Famous people in particular turn the narrative of the perp walk on its head to enhance their own autonomy—and promote their reputations—in the face of formal authority. Johnny Depp trashed a hotel room back in the day (after getting in a fight with Kate Moss) and then used to perp walk to display his moody broody brand of coolness. The actresses Naomi Campbell moved with such preternatural elegance during her 2006 perp walk that the New York Times was moved to ask, “perp walk or catwalk”? The son of Judd Hirsch used his moment in cuffs to mention—and why not?—that his band was playing that weekend.
In such ways the perp walk plays into the politics of the privileged, further undermining the intended mission to shame those who deserve it while reminding us that some of the most advantaged are simply beyond shame.
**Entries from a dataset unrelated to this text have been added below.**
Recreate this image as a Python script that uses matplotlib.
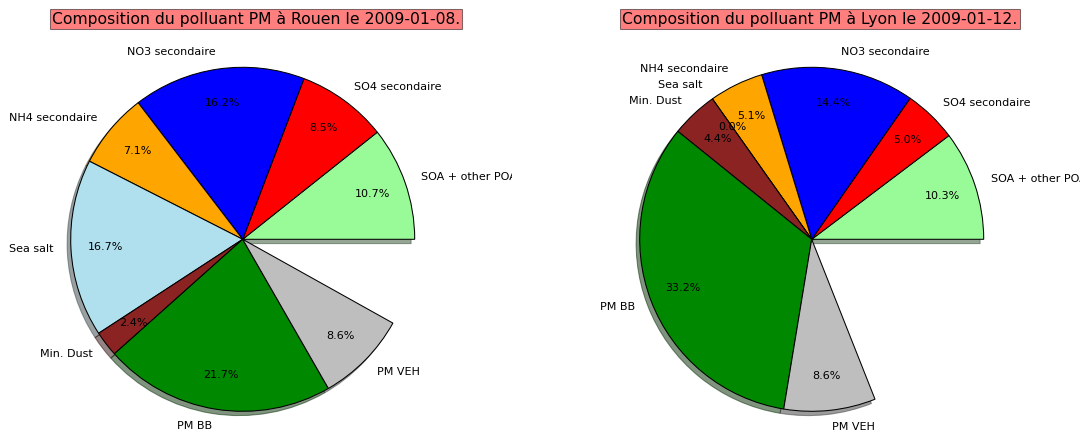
import matplotlib
matplotlib.use("Agg")
from matplotlib import pyplot as plt

labels = ["SOA + other POA", "SO4 secondaire", "NO3 secondaire", "NH4 secondaire",
          "Sea salt", "Min. Dust", "PM BB", "PM VEH"]
colors = ["#98FB98", "#FF0000", "#0000FF", "#FFA500",
          "#B0DFEE", "#8B2323", "#008800", "#BEBEBE"]

# percentages (they do not add up to 100)
rouen = [10.7, 8.5, 16.2, 7.1, 16.7, 2.4, 21.7, 8.6]
lyon = [10.3, 5.0, 14.4, 5.1, 0.0, 4.4, 33.2, 8.6]

titles = ["Composition du polluant PM à Rouen le 2009-01-08.",
          "Composition du polluant PM à Lyon le 2009-01-12."]

W, H, DPI = 1090, 432, 75
fig = plt.figure(figsize=(W / DPI, H / DPI), dpi=DPI)

# pixel layout: (axes left, axes right, pie centre x, title centre x)
layout = [(0, 512, 242.7, 256), (545, 1080, 811.7, 820)]
cy = 239.3  # pie centre, pixels from top
r = 172     # pie radius in pixels

for values, title, (x0, x1, cx, tx) in zip([rouen, lyon], titles, layout):
    ax = fig.add_axes([x0 / W, 0, (x1 - x0) / W, 1])
    wedges, texts, autotexts = ax.pie(
        [v / 100 for v in values], labels=labels, colors=colors,
        autopct='%1.1f%%', pctdistance=0.8, labeldistance=1.1,
        normalize=False, startangle=0,
        shadow={'ox': -0.02, 'oy': -0.024},
        wedgeprops={'edgecolor': 'black', 'linewidth': 1},
        textprops={'fontsize': 10.7})
    # labels running past the right edge get cut, as in the original
    for t in texts:
        t.set_clip_box(ax.bbox)
        t.set_clip_on(True)
    ax.set_aspect('auto')
    ax.set_xlim(-(cx - x0) / r, (x1 - cx) / r)
    ax.set_ylim(-(H - cy) / r, cy / r)
    fig.text(tx / W, 1 - 19 / H, title, fontsize=15, ha='center', va='center',
             bbox=dict(boxstyle='square,pad=0.15', facecolor='red', alpha=0.5))

fig.savefig('out.png', dpi=DPI)
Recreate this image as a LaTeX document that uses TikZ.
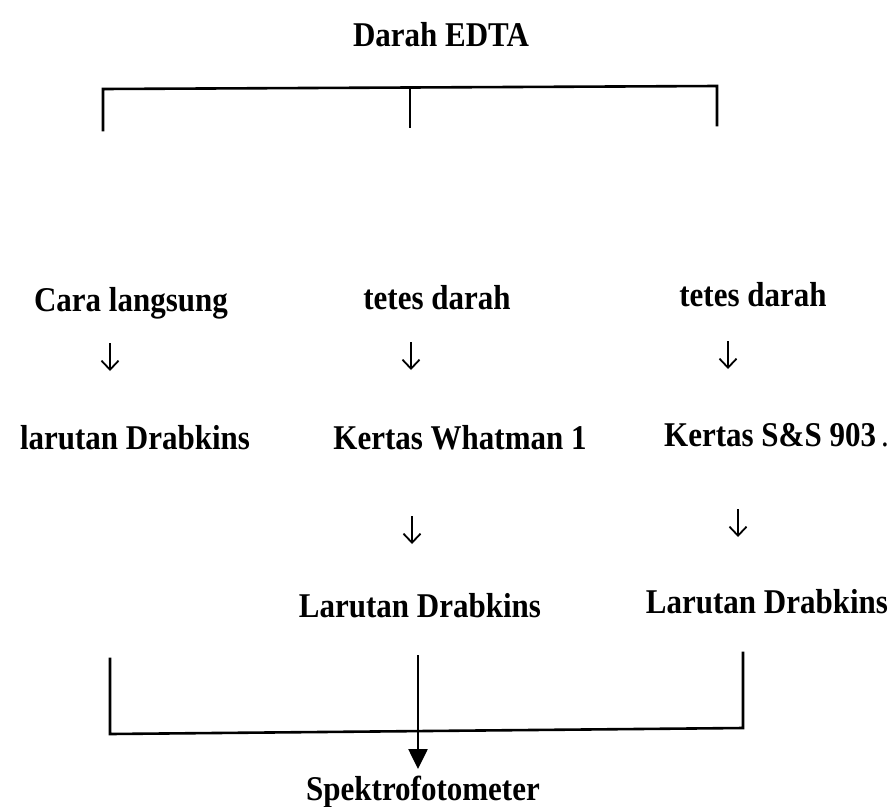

In an age when virtually every public arrest is potentially documented by a cellular device, the perp walk (if we expand its definition to include impromptu arrests) raises questions about who gets their allegation choreographed and who does not. Alleged drug dealers cuffed and ignominiously shoved into cop cars in the dead of night do not enjoy the opportunity to dress up and pose for the act, much less beam a quick grin for social media. And the outcome of these unscripted perp walks are often gross violations of individual rights, if not horrific explosions of violence, underscoring police corruption, incompetence, and racism.
Could the perp walk—in so far as it’s a supposed affirmation of good honest police work—be a way for authorities to counter the growing on-the-ground evidence of their own systemic incompetence? Every time we revel in the thrill of watching a bad guy like Weinstein suffer a publicized dose of pre-trial public humiliation at the hands of the criminal justice complex, we may be obscuring the same kind of corruption we think we’re exposing.